Apart from the alleged political motivations in the search for Quiboloy, his supporters and followers have also alleged the use of excessive force by police at the KOJC compound.

In an online exchange with ABS-CBN News, Human Rights Watch senior researcher Carlos Conde acknowledged that authorities are enforcing a legitimate warrant but said that law enforcers must exercise maximum tolerance, especially given tension at the religious group's compound.

"We may not agree with KOJC...but they have rights and that should be paramount , and ensuring that those rights are respected should be paramount," Conde said.

CASES IN DAVAO CITY, PASIG

Courts in Davao City and in Pasig in April issued warrants of arrest for Quiboloy and others facing the trafficking and abuse cases. Quiboloy, whom the government considers a fugitive, has been in hiding since.

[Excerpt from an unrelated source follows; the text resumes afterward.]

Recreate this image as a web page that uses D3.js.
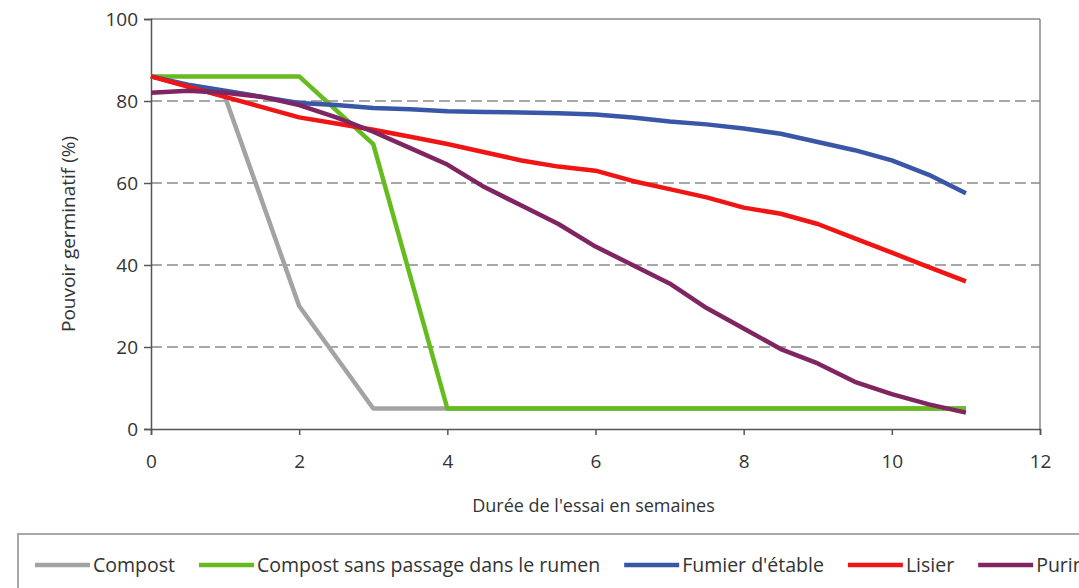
<!DOCTYPE html>
<html lang="fr">
<head>
<meta charset="UTF-8">
<script src="https://d3js.org/d3.v7.min.js"></script>
<style>
  body { margin: 0; background: #fff; }
  svg text { font-family: "Open Sans", "DejaVu Sans", sans-serif; fill: #333; }
</style>
</head>
<body>
<svg id="chart"></svg>
<script>
// semaines entières (compost) et demi-semaines (autres séries)
var semaines = [0, 1, 2, 3, 4, 5, 6, 7, 8, 9, 10, 11];
var compost = [86, 81, 30, 5, 5, 5, 5, 5, 5, 5, 5, 5];
var compostSansRumen = [86, 86, 86, 69.5, 5, 5, 5, 5, 5, 5, 5, 5];

var demiSemaines = [0, 0.5, 1, 1.5, 2, 2.5, 3, 3.5, 4, 4.5, 5, 5.5, 6, 6.5, 7, 7.5, 8, 8.5, 9, 9.5, 10, 10.5, 11];
var fumier = [86, 84, 82.5, 81, 79.5, 79, 78.3, 78, 77.5, 77.3, 77.2, 77, 76.7, 76, 75, 74.3, 73.3, 72, 70, 68, 65.5, 62, 57.5];
var lisier = [86, 83.5, 81, 78.5, 76, 74.5, 73, 71.3, 69.5, 67.5, 65.5, 64, 63, 60.5, 58.5, 56.5, 54, 52.5, 50, 46.5, 43, 39.5, 36];
var purin = [82, 82.5, 82, 81, 79, 76, 72.5, 68.5, 64.5, 59, 54.5, 50, 44.5, 40, 35.5, 29.5, 24.5, 19.5, 16, 11.5, 8.5, 6, 4];

var xTicks = [0, 2, 4, 6, 8, 10, 12];
var yTicks = [0, 20, 40, 60, 80, 100];

var series = [
  {name: "Compost", x: semaines, y: compost, color: "#a3a3a3"},
  {name: "Compost sans passage dans le rumen", x: semaines, y: compostSansRumen, color: "#66bb1e"},
  {name: "Fumier d'étable", x: demiSemaines, y: fumier, color: "#3a57a7"},
  {name: "Lisier", x: demiSemaines, y: lisier, color: "#f01414"},
  {name: "Purin", x: demiSemaines, y: purin, color: "#7f2561"}
];

var W = 1079, H = 588;
var svg = d3.select("#chart").attr("width", W).attr("height", H);

var x = d3.scaleLinear().domain([0, 12]).range([151, 1040]);
var y = d3.scaleLinear().domain([0, 100]).range([429, 19]);

// grille pointillée
svg.append("g").selectAll("line")
  .data(yTicks.filter(function(d) { return d > 0 && d < 100; }))
  .enter().append("line")
  .attr("x1", x(0)).attr("x2", x(12))
  .attr("y1", function(d) { return y(d); })
  .attr("y2", function(d) { return y(d); })
  .attr("stroke", "#8a8a8a")
  .attr("stroke-width", 1.5)
  .attr("stroke-dasharray", "11,5");

// cadre haut et droite
svg.append("line").attr("x1", x(0)).attr("x2", x(12)).attr("y1", y(100)).attr("y2", y(100))
  .attr("stroke", "#888").attr("stroke-width", 1.5);
svg.append("line").attr("x1", x(12)).attr("x2", x(12)).attr("y1", y(100)).attr("y2", y(0))
  .attr("stroke", "#888").attr("stroke-width", 1.5);

// axes
var xAxis = svg.append("g")
  .attr("transform", "translate(0," + y(0) + ")")
  .call(d3.axisBottom(x).tickValues(xTicks).tickSize(6).tickPadding(20));
var yAxis = svg.append("g")
  .attr("transform", "translate(" + x(0) + ",0)")
  .call(d3.axisLeft(y).tickValues(yTicks).tickSize(7).tickPadding(6));

[xAxis, yAxis].forEach(function(ax) {
  ax.select(".domain").attr("stroke", "#555").attr("stroke-width", 1.5);
  ax.selectAll(".tick line").attr("stroke", "#555").attr("stroke-width", 1.5);
  ax.selectAll(".tick text").attr("font-size", 19).attr("fill", "#333")
    .style("font-family", '"Open Sans", "DejaVu Sans", sans-serif');
});

// courbes
var line = d3.line()
  .x(function(d) { return x(d[0]); })
  .y(function(d) { return y(d[1]); });

series.forEach(function(s) {
  var pts = s.x.map(function(v, i) { return [v, s.y[i]]; });
  svg.append("path")
    .datum(pts)
    .attr("d", line)
    .attr("fill", "none")
    .attr("stroke", s.color)
    .attr("stroke-width", 4.5)
    .attr("stroke-linejoin", "round");
});

// titres des axes
svg.append("text")
  .attr("x", x(6) - 2).attr("y", 512)
  .attr("text-anchor", "middle")
  .attr("font-size", 18)
  .text("Durée de l'essai en semaines");

svg.append("text")
  .attr("transform", "translate(75,234) rotate(-90)")
  .attr("text-anchor", "middle")
  .attr("font-size", 19)
  .text("Pouvoir germinatif (%)");

// légende
svg.append("rect")
  .attr("x", 18).attr("y", 534)
  .attr("width", 1100).attr("height", 80)
  .attr("fill", "#fff")
  .attr("stroke", "#a8a8a8")
  .attr("stroke-width", 2);

var lx = 35;
series.forEach(function(s) {
  svg.append("line")
    .attr("x1", lx).attr("x2", lx + 55)
    .attr("y1", 565).attr("y2", 565)
    .attr("stroke", s.color).attr("stroke-width", 4.5);
  var t = svg.append("text")
    .attr("x", lx + 58).attr("y", 572)
    .attr("font-size", 19.5)
    .text(s.name);
  lx += 58 + t.node().getComputedTextLength() + 24;
});
</script>
</body>
</html>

His lawyers claim the accusations against him are recycled and were made by disgruntled former members of KOJC. 

He has also claimed without evidence that the government and the US are conspiring against him and that he is under threat of "extraordinary rendition" — essentially state-backed kidnapping.

WANTED IN THE US

Quiboloy has been on the wanted list of the Federal Bureau of Investigation (FBI) in the United States “for his alleged participation in a labor trafficking scheme that brought church members to the United States via fraudulently obtained visas.”

The pastor has also “forced the members to solicit donations for a bogus charity… to finance church operations and the lavish lifestyles of its leaders,” according to information on the FBI’s website.

“Members who proved successful at soliciting for the church allegedly were forced to enter into sham marriages or obtain fraudulent student visas to continue soliciting in the United States year-round,” it read.

In November 2021, Quiboloy was indicted by a federal grand jury in the United States District Court for the Central District of California and a federal warrant has since been issued for his arrest.

The Philippine National Police (PNP) has tried to serve warrants on Quiboloy multiple times, but members of the KOJC have been rallying against these attempts, saying that President Ferdinand Marcos Jr.’s administration is only trying to persecute the pastor due to his ties to the Duterte family.

Last week, a KOJC member died of a heart attack while police were searching the religious group's sprawling compound in Duterte bailiwick Davao City.